STORED DATA ->
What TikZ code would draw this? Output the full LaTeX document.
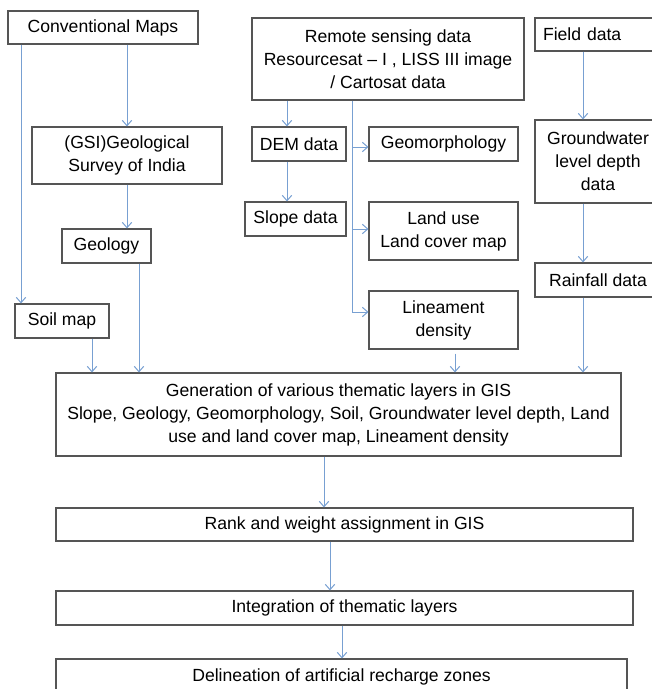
\documentclass[tikz,border=0pt]{standalone}
\usepackage{fontspec}
\setmainfont{Liberation Sans}
\usetikzlibrary{arrows.meta}
\definecolor{boxline}{RGB}{85,85,85}
\definecolor{arrcol}{RGB}{120,160,210}
\begin{document}
\begin{tikzpicture}[x=0.75pt,y=-0.75pt,
  box/.style={draw=boxline, line width=0.8pt, rectangle, align=center, inner sep=0pt,
    font=\fontsize{13.2pt}{17.25pt}\selectfont},
  arr/.style={draw=arrcol, line width=0.75pt, -{Straight Barb[length=4pt,width=7pt]}},
  plain/.style={draw=arrcol, line width=0.75pt}]
\useasboundingbox (0,0) rectangle (651,689);
% nodes
\node[box, minimum width=190*0.75pt, minimum height=33*0.75pt] (cm) at (103,27.5) {Conventional Maps};
\node[box, minimum width=190*0.75pt, minimum height=57*0.75pt] (gsi) at (127,155.5) {(GSI)Geological\\Survey of India};
\node[box, minimum width=89*0.75pt, minimum height=34*0.75pt] (geo) at (106.5,246) {Geology};
\node[box, minimum width=94*0.75pt, minimum height=34*0.75pt] (soil) at (62,321) {Soil map};
\node[box, minimum width=272*0.75pt, minimum height=82*0.75pt] (rs) at (388,59) {Remote sensing data\\Resourcesat -- I , LISS III image\\/ Cartosat data};
\node[box, minimum width=94*0.75pt, minimum height=34*0.75pt] (dem) at (299,144) {DEM data};
\node[box, minimum width=101*0.75pt, minimum height=34*0.75pt] (slope) at (295.5,219) {Slope data};
\node[box, minimum width=149*0.75pt, minimum height=34*0.75pt] (geom) at (443.5,144) {Geomorphology};
\node[box, minimum width=149*0.75pt, minimum height=58*0.75pt] (lu) at (443.5,231) {Land use\\Land cover map};
\node[box, minimum width=149*0.75pt, minimum height=58*0.75pt] (lin) at (443.5,320) {Lineament\\density};
\node[box, minimum width=126*0.75pt, minimum height=33*0.75pt, text width=110*0.75pt, align=left] (fd) at (598,34.5) {Field data};
\node[box, minimum width=126*0.75pt, minimum height=83*0.75pt] (gw) at (598,161.5) {Groundwater\\level depth\\data};
\node[box, minimum width=126*0.75pt, minimum height=34*0.75pt] (rain) at (598,280) {Rainfall data};
\node[box, minimum width=565*0.75pt, minimum height=83*0.75pt] (big) at (338.5,414.5) {Generation of various thematic layers in GIS\\Slope, Geology, Geomorphology, Soil, Groundwater level depth, Land\\use and land cover map, Lineament density};
\node[box, minimum width=577*0.75pt, minimum height=33*0.75pt] (rank) at (344.5,524.5) {Rank and weight assignment in GIS};
\node[box, minimum width=577*0.75pt, minimum height=34*0.75pt] (integ) at (344.5,608) {Integration of thematic layers};
\node[box, minimum width=571*0.75pt, minimum height=36*0.75pt] (delin) at (341.5,677) {Delineation of artificial recharge zones};
% helper x positions
\coordinate (x21) at (21,0);
\coordinate (x92) at (92,0);
\coordinate (x139) at (139,0);
\coordinate (x287) at (287,0);
\coordinate (x352) at (352,0);
\coordinate (x455) at (455,0);
\coordinate (x583) at (583,0);
\coordinate (x324) at (324,0);
\coordinate (x330) at (330,0);
\coordinate (x342) at (342,0);
\coordinate (ytrunk) at (0,312);
% connectors
\draw[arr] (cm.south -| x21) -- (soil.north -| x21);
\draw[arr] (cm.south -| gsi.north) -- (gsi.north);
\draw[arr] (gsi.south) -- (gsi.south |- geo.north);
\draw[arr] (geo.south -| x139) -- (big.north -| x139);
\draw[arr] (soil.south -| x92) -- (big.north -| x92);
\draw[arr] (rs.south -| x287) -- (dem.north -| x287);
\draw[arr] (dem.south -| x287) -- (slope.north -| x287);
\draw[plain] (rs.south -| x352) -- (x352 |- ytrunk);
\draw[arr] (x352 |- geom.west) ++(0,3) -- ([yshift=-2.25pt]geom.west);
\draw[arr] (x352 |- lu.west) ++(0,-2) -- ([yshift=1.5pt]lu.west);
\draw[arr] (x352 |- ytrunk) -- (lin.west |- ytrunk);
\draw[arr] ([yshift=-3pt]lin.south -| x455) -- (big.north -| x455);
\draw[arr] (fd.south -| x583) -- (gw.north -| x583);
\draw[arr] (gw.south -| x583) -- (rain.north -| x583);
\draw[arr] (rain.south -| x583) -- (big.north -| x583);
\draw[arr] (big.south -| x324) -- (rank.north -| x324);
\draw[arr] (rank.south -| x330) -- (integ.north -| x330);
\draw[arr] (integ.south -| x342) -- (delin.north -| x342);
\end{tikzpicture}
\end{document}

WHAT TO PRODUCE -> Replicate the material above verbatim; images stay out of the copy.

SOLUTION ->
What TikZ code would draw this? Output the full LaTeX document.
\documentclass[tikz,border=0pt]{standalone}
\usepackage{fontspec}
\setmainfont{Liberation Sans}
\usetikzlibrary{arrows.meta}
\definecolor{boxline}{RGB}{85,85,85}
\definecolor{arrcol}{RGB}{120,160,210}
\begin{document}
\begin{tikzpicture}[x=0.75pt,y=-0.75pt,
  box/.style={draw=boxline, line width=0.8pt, rectangle, align=center, inner sep=0pt,
    font=\fontsize{13.2pt}{17.25pt}\selectfont},
  arr/.style={draw=arrcol, line width=0.75pt, -{Straight Barb[length=4pt,width=7pt]}},
  plain/.style={draw=arrcol, line width=0.75pt}]
\useasboundingbox (0,0) rectangle (651,689);
% nodes
\node[box, minimum width=190*0.75pt, minimum height=33*0.75pt] (cm) at (103,27.5) {Conventional Maps};
\node[box, minimum width=190*0.75pt, minimum height=57*0.75pt] (gsi) at (127,155.5) {(GSI)Geological\\Survey of India};
\node[box, minimum width=89*0.75pt, minimum height=34*0.75pt] (geo) at (106.5,246) {Geology};
\node[box, minimum width=94*0.75pt, minimum height=34*0.75pt] (soil) at (62,321) {Soil map};
\node[box, minimum width=272*0.75pt, minimum height=82*0.75pt] (rs) at (388,59) {Remote sensing data\\Resourcesat -- I , LISS III image\\/ Cartosat data};
\node[box, minimum width=94*0.75pt, minimum height=34*0.75pt] (dem) at (299,144) {DEM data};
\node[box, minimum width=101*0.75pt, minimum height=34*0.75pt] (slope) at (295.5,219) {Slope data};
\node[box, minimum width=149*0.75pt, minimum height=34*0.75pt] (geom) at (443.5,144) {Geomorphology};
\node[box, minimum width=149*0.75pt, minimum height=58*0.75pt] (lu) at (443.5,231) {Land use\\Land cover map};
\node[box, minimum width=149*0.75pt, minimum height=58*0.75pt] (lin) at (443.5,320) {Lineament\\density};
\node[box, minimum width=126*0.75pt, minimum height=33*0.75pt, text width=110*0.75pt, align=left] (fd) at (598,34.5) {Field data};
\node[box, minimum width=126*0.75pt, minimum height=83*0.75pt] (gw) at (598,161.5) {Groundwater\\level depth\\data};
\node[box, minimum width=126*0.75pt, minimum height=34*0.75pt] (rain) at (598,280) {Rainfall data};
\node[box, minimum width=565*0.75pt, minimum height=83*0.75pt] (big) at (338.5,414.5) {Generation of various thematic layers in GIS\\Slope, Geology, Geomorphology, Soil, Groundwater level depth, Land\\use and land cover map, Lineament density};
\node[box, minimum width=577*0.75pt, minimum height=33*0.75pt] (rank) at (344.5,524.5) {Rank and weight assignment in GIS};
\node[box, minimum width=577*0.75pt, minimum height=34*0.75pt] (integ) at (344.5,608) {Integration of thematic layers};
\node[box, minimum width=571*0.75pt, minimum height=36*0.75pt] (delin) at (341.5,677) {Delineation of artificial recharge zones};
% helper x positions
\coordinate (x21) at (21,0);
\coordinate (x92) at (92,0);
\coordinate (x139) at (139,0);
\coordinate (x287) at (287,0);
\coordinate (x352) at (352,0);
\coordinate (x455) at (455,0);
\coordinate (x583) at (583,0);
\coordinate (x324) at (324,0);
\coordinate (x330) at (330,0);
\coordinate (x342) at (342,0);
\coordinate (ytrunk) at (0,312);
% connectors
\draw[arr] (cm.south -| x21) -- (soil.north -| x21);
\draw[arr] (cm.south -| gsi.north) -- (gsi.north);
\draw[arr] (gsi.south) -- (gsi.south |- geo.north);
\draw[arr] (geo.south -| x139) -- (big.north -| x139);
\draw[arr] (soil.south -| x92) -- (big.north -| x92);
\draw[arr] (rs.south -| x287) -- (dem.north -| x287);
\draw[arr] (dem.south -| x287) -- (slope.north -| x287);
\draw[plain] (rs.south -| x352) -- (x352 |- ytrunk);
\draw[arr] (x352 |- geom.west) ++(0,3) -- ([yshift=-2.25pt]geom.west);
\draw[arr] (x352 |- lu.west) ++(0,-2) -- ([yshift=1.5pt]lu.west);
\draw[arr] (x352 |- ytrunk) -- (lin.west |- ytrunk);
\draw[arr] ([yshift=-3pt]lin.south -| x455) -- (big.north -| x455);
\draw[arr] (fd.south -| x583) -- (gw.north -| x583);
\draw[arr] (gw.south -| x583) -- (rain.north -| x583);
\draw[arr] (rain.south -| x583) -- (big.north -| x583);
\draw[arr] (big.south -| x324) -- (rank.north -| x324);
\draw[arr] (rank.south -| x330) -- (integ.north -| x330);
\draw[arr] (integ.south -| x342) -- (delin.north -| x342);
\end{tikzpicture}
\end{document}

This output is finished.